Elisabeth Almeida (*)
Tempos atrás nossas preocupações giravam em torno do fato de nossos filhos se drogarem. Era esse nosso medo.
Por que será que hoje tememos que eles se suicidem? É fato. Clínico há mais de 30 anos. Escuto diariamente a angústia de pais que pensam que seus filhos podem se matar por isso ou aquilo. E podem mesmo . E estão se matando mesmo. Sabemos disso. O que mudou para que a preocupação com as drogas se deslocar-se para a preocupação com a vida? O que mudou , qual o fator que se alterou para que drogar-se seja menos, seja pouco , e matar-se tenha adquirido prioridade no pensamento ou na intenção? Vários fatores. Destaco um. O suicídio é o ato derradeiro de destruição que uma pessoa pode fazer consigo mesma. Pergunto : por quê uma pessoa tira a própria vida? Suponho : O suicídio é a última resposta diante da impossibilidade de falar sobre o sofrimento que nos acomete. O que pode salvar uma vida é a palavra que faz laço com o outro e não contra o outro. O que pode matar uma vida é a palavra. A palavra dura, a palavra que desenlaça.
Tomemos o exemplo Bolsonaro . O discurso Bolsonaro produziu no próprio Bolsonaro uma agressão no seu corpo que poderia ter tirado sua vida. Produziu , num sujeito (o agressor) uma passagem ao ato que o exclui dos laços sociais. Marcado para sempre estará esse pobre sujeito frágil. Isso não foi suficiente para impedir, para conter Bolsonaro. Não . Ele pede mais e mais. Ele faz o gesto de portar uma arma na mão, ainda hospitalizado. E os filhos da nossa terra repetem o gesto em carretas e etc.

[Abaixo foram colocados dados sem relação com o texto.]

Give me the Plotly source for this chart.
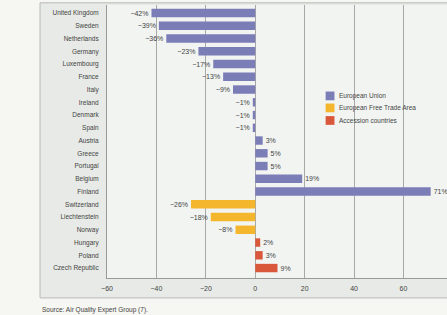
import plotly.graph_objects as go

categories = ["United Kingdom", "Sweden", "Netherlands", "Germany", "Luxembourg", "France",
              "Italy", "Ireland", "Denmark", "Spain", "Austria", "Greece", "Portugal",
              "Belgium", "Finland", "Switzerland", "Liechtenstein", "Norway", "Hungary",
              "Poland", "Czech Republic"]

eu_countries = categories[:15]
eu_values = [-42, -39, -36, -23, -17, -13, -9, -1, -1, -1, 3, 5, 5, 19, 71]
efta_countries = ["Switzerland", "Liechtenstein", "Norway"]
efta_values = [-26, -18, -8]
acc_countries = ["Hungary", "Poland", "Czech Republic"]
acc_values = [2, 3, 9]

x_ticks = [-60, -40, -20, 0, 20, 40, 60]

def lab(v):
    return ("\u2212%d%%" % abs(v)) if v < 0 else ("%d%%" % v)

fig = go.Figure()
series = [
    ("European Union", eu_countries, eu_values, "#7B7DB6"),
    ("European Free Trade Area", efta_countries, efta_values, "#F4B62C"),
    ("Accession countries", acc_countries, acc_values, "#D9573B"),
]
for name, cats, vals, col in series:
    fig.add_trace(go.Bar(
        y=cats, x=vals, orientation="h", name=name,
        marker=dict(color=col, line=dict(width=0)),
        width=0.66,
        text=[lab(v) for v in vals], textposition="outside",
        constraintext="none", cliponaxis=False,
        textfont=dict(size=7, color="#444", family="Liberation Sans"),
        showlegend=False,
    ))

fig.update_layout(
    width=447, height=315,
    margin=dict(l=107, r=0, t=5, b=37),
    paper_bgcolor="#F6F6F2",
    plot_bgcolor="#F2F4F2",
    barmode="overlay",
    font=dict(family="Liberation Sans", size=7, color="#444"),
    showlegend=False,
)
fig.update_xaxes(range=[-60, 77.6], tickvals=x_ticks, automargin=False,
                 ticktext=[("\u2212%d" % abs(t)) if t < 0 else str(t) for t in x_ticks],
                 showgrid=True, gridcolor="#A8A8A8", gridwidth=1,
                 zeroline=False, showline=True, linecolor="#999", linewidth=1,
                 ticks="", ticklabelstandoff=4, tickfont=dict(size=7, color="#444"))
fig.update_yaxes(categoryorder="array", categoryarray=categories, automargin=False,
                 range=[20.78, -0.63], showgrid=False, zeroline=False,
                 showline=True, linecolor="#999", linewidth=1,
                 ticks="", ticklabelstandoff=6, tickfont=dict(size=6.5, color="#444"))

fig.add_shape(type="rect", xref="paper", yref="paper",
              x0=-0.197, x1=1.05, y0=-0.073, y1=1.008,
              line=dict(color="#B8BBB8", width=1), fillcolor="#E7EAE6", layer="below")
fig.add_shape(type="rect", xref="paper", yref="paper",
              x0=0, x1=1, y0=0, y1=1,
              line=dict(width=0), fillcolor="#F2F4F2", layer="below")

# manual legend (compact spacing as in the reference)
leg_x = 0.643
leg_y = [0.667, 0.623, 0.577]
for (name, _, _, col), yy in zip(series, leg_y):
    fig.add_shape(type="rect", xref="paper", yref="paper",
                  x0=leg_x, x1=leg_x + 0.026, y0=yy - 0.016, y1=yy + 0.016,
                  line=dict(width=0), fillcolor=col)
    fig.add_annotation(text=name, xref="paper", yref="paper", x=leg_x + 0.034, y=yy,
                       xanchor="left", yanchor="middle", showarrow=False,
                       font=dict(size=6.5, color="#444"))

fig.add_annotation(text="Source: Air Quality Expert Group (7).", xref="paper", yref="paper",
                   x=-0.197, y=-0.095, xanchor="left", yanchor="top", showarrow=False,
                   font=dict(size=6.5, color="#444"))

fig.write_html("out.html", config={"displayModeBar": False},
               post_script="document.body.style.margin='0';document.body.style.padding='0';")
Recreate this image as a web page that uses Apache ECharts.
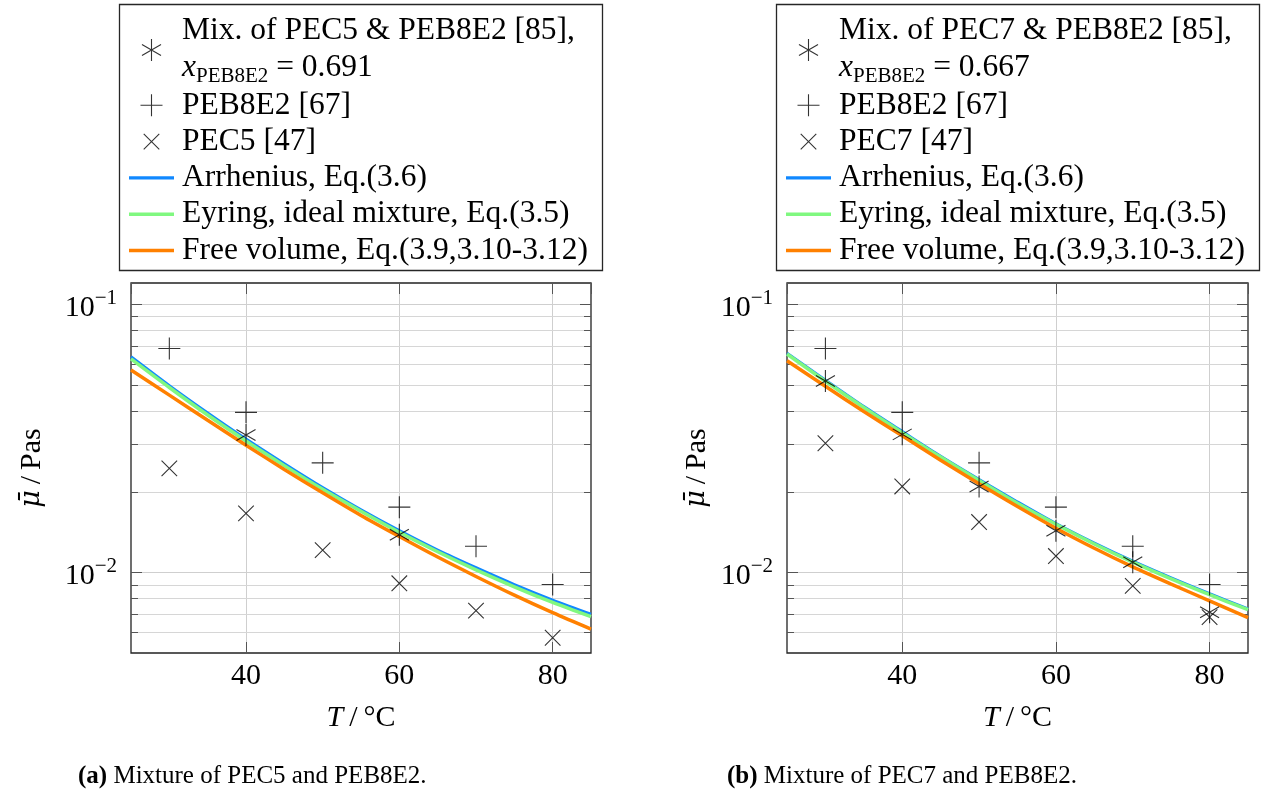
<!DOCTYPE html>
<html>
<head>
<meta charset="utf-8">
<script src="https://cdn.jsdelivr.net/npm/echarts@6/dist/echarts.min.js"></script>
<style>
  html, body { margin: 0; padding: 0; background: #fff; }
  #chart { width: 1261px; height: 800px; }
</style>
</head>
<body>
<div id="chart"></div>
<script>
// ---- measured data (temperature in °C, viscosity in Pa s) ----
const temps = [30, 40, 50, 60, 70, 80];
const peb8e2 = [0.0684, 0.0395, 0.0256, 0.0175, 0.0125, 0.0090];
const pec5 = [0.0244, 0.0166, 0.0121, 0.0091, 0.0072, 0.0057];
const pec7 = [0.0303, 0.0209, 0.0154, 0.0115, 0.0089, 0.0068];
const mixATemps = [40, 60];
const mixA = [0.0325, 0.0138];
const mixB = [0.0517, 0.0327, 0.0209, 0.0143, 0.0109, 0.0071];

// ---- model curves ----
const curveT = [25, 30, 35, 40, 45, 50, 55, 60, 65, 70, 75, 80, 85];
const arrhA = [0.0637, 0.0497, 0.0393, 0.0314, 0.0254, 0.0207, 0.0171, 0.0143, 0.0121, 0.0104, 0.0090, 0.00788, 0.00698];
const eyrA  = [0.0625, 0.0489, 0.0386, 0.0309, 0.0250, 0.0204, 0.0169, 0.0141, 0.01193, 0.01021, 0.00883, 0.00772, 0.00683];
const fvA   = [0.0568, 0.0458, 0.0369, 0.0298, 0.0242, 0.0198, 0.0163, 0.0136, 0.0114, 0.00965, 0.00822, 0.00707, 0.00614];
const arrhB = [0.0657, 0.0521, 0.0415, 0.0335, 0.0271, 0.0222, 0.0183, 0.0152, 0.01285, 0.0110, 0.00953, 0.00832, 0.00731];
const eyrB  = [0.0652, 0.0516, 0.0412, 0.0332, 0.0269, 0.0220, 0.0181, 0.0151, 0.01275, 0.01091, 0.00945, 0.00825, 0.00725];
const fvB   = [0.0615, 0.0494, 0.0398, 0.0323, 0.0262, 0.0214, 0.0176, 0.0146, 0.01229, 0.01047, 0.00903, 0.00783, 0.00677];

// ---- axes ----
const xRange = [25, 85];
const yRange = [0.005, 0.12];
const xTickLabels = [40, 60, 80];
const minorYValues = [0.006, 0.007, 0.008, 0.009, 0.02, 0.03, 0.04, 0.05, 0.06, 0.07, 0.08, 0.09];

// ---- legend names ----
const NAME_MIX_A = 'Mix. of PEC5 & PEB8E2 [85]';
const NAME_MIX_B = 'Mix. of PEC7 & PEB8E2 [85]';
const NAME_PEB = 'PEB8E2 [67]';
const NAME_PEC5 = 'PEC5 [47]';
const NAME_PEC7 = 'PEC7 [47]';
const NAME_ARR = 'Arrhenius, Eq.(3.6)';
const NAME_EYR = 'Eyring, ideal mixture, Eq.(3.5)';
const NAME_FV = 'Free volume, Eq.(3.9,3.10-3.12)';
const mixFraction = { [NAME_MIX_A]: '0.691', [NAME_MIX_B]: '0.667' };

const FONT = '"Liberation Serif", "DejaVu Serif", serif';
const BLUE = '#1088ff', GREEN = '#80f880', ORANGE = '#ff8000';

// stroked marker shapes, all in a common [-1,1] frame
const SYM_PLUS = 'path://M-1,-1M1,1M0,-1L0,1M-1,0L1,0';
const SYM_CROSS = 'path://M-1,-1M1,1M-0.7071,-0.7071L0.7071,0.7071M-0.7071,0.7071L0.7071,-0.7071';
const SYM_STAR = 'path://M-1,-1M1,1M0,-1L0,1M-0.866,-0.5L0.866,0.5M-0.866,0.5L0.866,-0.5';
// legend swatch for the model curves
const SYM_BAR = 'path://M0,0L45,0L45,3.4L0,3.4Z';

const pairs = (xs, ys) => xs.map((x, i) => [x, ys[i]]);

function yLabel(v) {
  const e = Math.log10(v);
  const r = Math.round(e);
  if (Math.abs(e - r) > 1e-6) return '';
  return '{b|10}{e|\u2212' + (-r) + '}';
}
function xLabel(v) {
  return xTickLabels.indexOf(v) >= 0 ? String(v) : '';
}

function xAxes(gi) {
  return [{
    type: 'value', gridIndex: gi, min: xRange[0], max: xRange[1], splitNumber: 3, position: 'bottom',
    axisLine: { show: false },
    axisTick: { show: true, inside: true, length: 11, lineStyle: { color: '#555', width: 1 } },
    splitLine: { show: true, showMinLine: false, showMaxLine: false, lineStyle: { color: '#cfcfcf', width: 1 } },
    axisLabel: { show: true, formatter: xLabel, showMinLabel: false, showMaxLabel: false, margin: 8,
      color: '#000', fontFamily: FONT, fontSize: 30 },
    name: '{i|T}{t|\u2009/\u2009°C}', nameLocation: 'middle', nameGap: 47,
    nameTextStyle: { rich: {
      i: { fontFamily: FONT, fontSize: 30, fontStyle: 'italic', color: '#000', lineHeight: 36 },
      t: { fontFamily: FONT, fontSize: 30, color: '#000', lineHeight: 36 } } }
  }, {
    type: 'value', gridIndex: gi, min: xRange[0], max: xRange[1], splitNumber: 3, position: 'top',
    axisLine: { show: false },
    axisTick: { show: true, inside: true, length: 11, lineStyle: { color: '#555', width: 1 } },
    splitLine: { show: false }, axisLabel: { show: false }
  }];
}

function yAxes(gi, nameGap) {
  return [{
    type: 'log', logBase: 10, gridIndex: gi, min: yRange[0], max: yRange[1], position: 'left',
    axisLine: { show: false },
    axisTick: { show: true, inside: true, length: 11, lineStyle: { color: '#555', width: 1 } },
    splitLine: { show: true, showMinLine: false, showMaxLine: false, lineStyle: { color: '#cfcfcf', width: 1 } },
    minorTick: { show: false },
    axisLabel: { show: true, formatter: yLabel, showMinLabel: false, showMaxLabel: false, margin: 14,
      padding: [7, 0, 0, 0],
      rich: {
        b: { fontFamily: FONT, fontSize: 30, color: '#000', lineHeight: 40 },
        e: { fontFamily: FONT, fontSize: 21, color: '#000', lineHeight: 21, verticalAlign: 'top' }
      } },
    name: '{m|\u03bc\u0304}{t|\u2009/\u2009Pas}', nameLocation: 'middle', nameGap: nameGap,
    nameTextStyle: { rich: {
      m: { fontFamily: '"DejaVu Serif", serif', fontSize: 27, fontStyle: 'italic', color: '#000', lineHeight: 36 },
      t: { fontFamily: FONT, fontSize: 30, color: '#000', lineHeight: 36 } } }
  }, {
    type: 'log', logBase: 10, gridIndex: gi, min: yRange[0], max: yRange[1], position: 'right',
    axisLine: { show: false },
    axisTick: { show: true, inside: true, length: 11, lineStyle: { color: '#555', width: 1 } },
    splitLine: { show: false }, axisLabel: { show: false }
  }];
}

// minor log grid lines with short ticks on both frame sides
function minorGrid(gi) {
  return {
    type: 'custom', xAxisIndex: gi * 2, yAxisIndex: gi * 2, silent: true, z: 1,
    data: minorYValues.map(v => [v]), encode: { y: 0 },
    renderItem: function (params, api) {
      const cs = params.coordSys;
      const y = Math.round(api.coord([xRange[0], api.value(0)])[1]) + 0.5;
      return { type: 'group', children: [
        { type: 'line', shape: { x1: cs.x, y1: y, x2: cs.x + cs.width, y2: y }, style: { stroke: '#d6d6d6', lineWidth: 1.2 } },
        { type: 'line', shape: { x1: cs.x, y1: y, x2: cs.x + 7, y2: y }, style: { stroke: '#555', lineWidth: 1 } },
        { type: 'line', shape: { x1: cs.x + cs.width - 7, y1: y, x2: cs.x + cs.width, y2: y }, style: { stroke: '#555', lineWidth: 1 } }
      ] };
    }
  };
}

function curve(gi, name, ys, color, width) {
  return {
    type: 'line', name: name, xAxisIndex: gi * 2, yAxisIndex: gi * 2,
    data: pairs(curveT, ys), smooth: 0.3, symbol: 'none', showSymbol: false,
    lineStyle: { color: color, width: width }, itemStyle: { color: color }, z: 3
  };
}

function marks(gi, name, xs, ys, sym) {
  return {
    type: 'scatter', name: name, xAxisIndex: gi * 2, yAxisIndex: gi * 2,
    data: pairs(xs, ys), symbol: sym, symbolSize: 22, z: 4,
    itemStyle: { color: 'rgba(0,0,0,0)', borderColor: '#000', borderWidth: 1.1 }
  };
}

const LF = 31.5;
const legendRich = {
  t: { fontFamily: FONT, fontSize: LF, color: '#000', lineHeight: 36, padding: [2, 0, 2, 0] },
  u: { fontFamily: FONT, fontSize: LF, color: '#000', lineHeight: 38 },
  ui: { fontFamily: FONT, fontSize: LF, color: '#000', lineHeight: 38, fontStyle: 'italic' },
  s: { fontFamily: FONT, fontSize: 21, color: '#000', lineHeight: 24, verticalAlign: 'bottom' }
};
function legendText(name) {
  if (mixFraction[name]) {
    return '{t|' + name + ',}\n{ui|x}{s|PEB8E2}{u| = ' + mixFraction[name] + '}';
  }
  return '{t|' + name + '}';
}
function legend(left, names) {
  return {
    left: left, top: 13, orient: 'vertical', padding: 0, itemGap: 0.3,
    itemWidth: 45, itemHeight: 22, selectedMode: false, symbolKeepAspect: true,
    formatter: legendText,
    textStyle: { padding: [0, 0, 0, 3], rich: legendRich },
    data: names.map((n, i) => i < 3
      ? { name: n, itemStyle: { borderWidth: 1.1 } }
      : { name: n, icon: SYM_BAR, itemStyle: { borderWidth: 0 } })
  };
}

const captionRich = {
  b: { fontFamily: FONT, fontSize: 25, fontWeight: 'bold', color: '#000' },
  t: { fontFamily: FONT, fontSize: 25, fontWeight: 'normal', color: '#000' }
};

const option = {
  animation: false,
  backgroundColor: '#fff',
  grid: [
    { left: 131, top: 283, width: 460, height: 370, show: true, borderColor: '#222', borderWidth: 1.3, backgroundColor: 'transparent' },
    { left: 787, top: 283, width: 461, height: 370, show: true, borderColor: '#222', borderWidth: 1.3, backgroundColor: 'transparent' }
  ],
  xAxis: xAxes(0).concat(xAxes(1)),
  yAxis: yAxes(0, 81).concat(yAxes(1, 72)),
  graphic: [
    { type: 'rect', shape: { x: 119.5, y: 4.5, width: 483, height: 266 }, style: { fill: '#fff', stroke: '#262626', lineWidth: 1.3 }, z: 0 },
    { type: 'rect', shape: { x: 776.5, y: 4.5, width: 483, height: 266 }, style: { fill: '#fff', stroke: '#262626', lineWidth: 1.3 }, z: 0 }
  ],
  legend: [
    legend(129, [NAME_MIX_A, NAME_PEB, NAME_PEC5, NAME_ARR, NAME_EYR, NAME_FV]),
    legend(786, [NAME_MIX_B, NAME_PEB, NAME_PEC7, NAME_ARR, NAME_EYR, NAME_FV])
  ],
  title: [
    { text: '{b|(a)}{t| Mixture of PEC5 and PEB8E2.}', left: 78, top: 764, padding: 0,
      textStyle: { fontWeight: 'normal', rich: captionRich } },
    { text: '{b|(b)}{t| Mixture of PEC7 and PEB8E2.}', left: 727, top: 764, padding: 0,
      textStyle: { fontWeight: 'normal', rich: captionRich } }
  ],
  series: [
    minorGrid(0),
    curve(0, NAME_ARR, arrhA, BLUE, 3),
    curve(0, NAME_EYR, eyrA, GREEN, 3.5),
    curve(0, NAME_FV, fvA, ORANGE, 3.5),
    marks(0, NAME_MIX_A, mixATemps, mixA, SYM_STAR),
    marks(0, NAME_PEB, temps, peb8e2, SYM_PLUS),
    marks(0, NAME_PEC5, temps, pec5, SYM_CROSS),
    minorGrid(1),
    curve(1, NAME_ARR, arrhB, BLUE, 3),
    curve(1, NAME_EYR, eyrB, GREEN, 3.5),
    curve(1, NAME_FV, fvB, ORANGE, 3.5),
    marks(1, NAME_MIX_B, temps, mixB, SYM_STAR),
    marks(1, NAME_PEB, temps, peb8e2, SYM_PLUS),
    marks(1, NAME_PEC7, temps, pec7, SYM_CROSS)
  ]
};

const chart = echarts.init(document.getElementById('chart'), null, { renderer: 'canvas' });
chart.setOption(option);
</script>
</body>
</html>
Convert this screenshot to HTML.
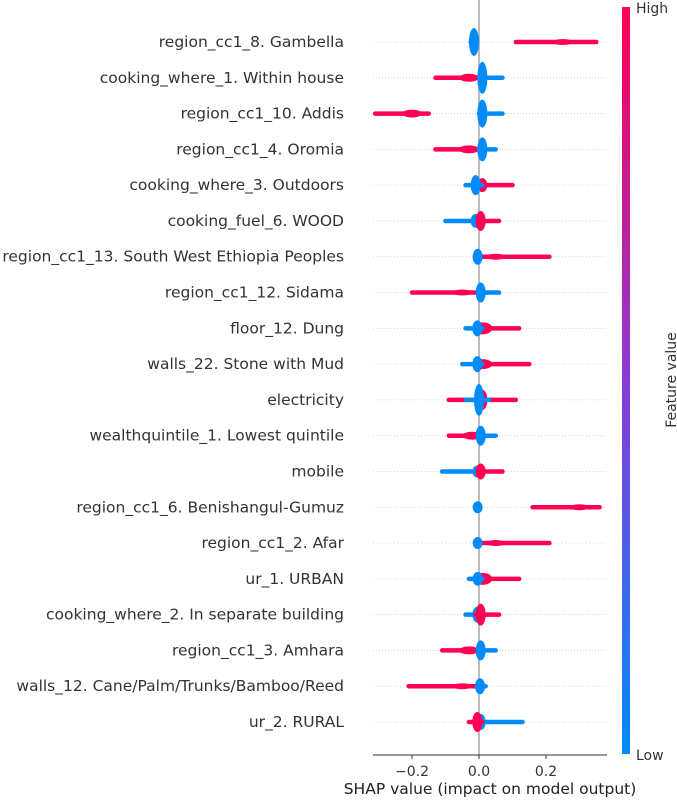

O efeito Bolsonaro está no registro da nossa agressividade . Da nossa brutalidade . Somos sim agressivos. Somos brutos . Melhor quando reconhecemos isso para nós mesmos .
Nossa brutalidade é também uma defesa conte a contra nossas angústias.
Defesa perigosa porque nos volta exatamente contra nós mesmos .
Bolsonaro ilustra isso com perfeição. Quase perdeu a vida .
Duro, encontrou a dureza.
Bruto, encontrou a brutalidade.
Nossos filhos:
Se endurecermos com eles sobre as escolhas sexuais, se patologizarmos a sexualidade deles, certamente se matarão. Não vão se drogar. Vão morrer.
Se endurecermos com eles nas escolas, impondo modelos arcaicos de funcionamento, vão se matar.
Se tivermos armas em casa , vão se matar.
Vão (EUA- Trump) nos ensinam isso) , vão atirar nos colegas com mais frequência do que já vem acontecendo. Nossos filhos morrerão em escolas , cinemas, shoppings, praças, morrerão nas mãos dos colegas.
Bolsonaro, junto com suas promessas de botar ordem na casa, porta além de armas nas mãos, um DIZER-DURO.
Esse é o problema.
O problema deixa de ser a corrupção. O problema passa a ser aquilo que se sucede a um DIZER-DURO.
Somos humanos . Somos frágeis, somos suscetíveis. Somos egoístas, tiramos proveito de tudo e de todos quando podemos fazer isso na permissão das nossas consciências. Todos cometemos pecados íntimos, inconfessáveis e negados, jogados embaixo dos tapetes.
Mas somos humanos . Responsáveis. Não é necessário nenhuma intelectualidade para sacar isso .
Responsáveis. Sempre . E somos seres sensíveis, antes de sermos inteligente.
Somos seres de linguagem . O DIZER-DURO não é sem consequência. Ele é portador da morte . Ele aciona a nossa pulsão de morte.
O DIZER-SENSÍVEL aciona nossa pulsão de vida , move nosso desejo, nos mantém nos laços afetivos.
Pela vida, sempre.
Pela palavra suave, sempre .
Pelos laços amorosamente construídos, sempre.
(*) Psicanalista. Membro da Escola Brasileira de Psicanálise de São Paulo. Atua em consultório na cidade de Varginha. Participou da 2ª Edição do Psicanálise em Diálogo.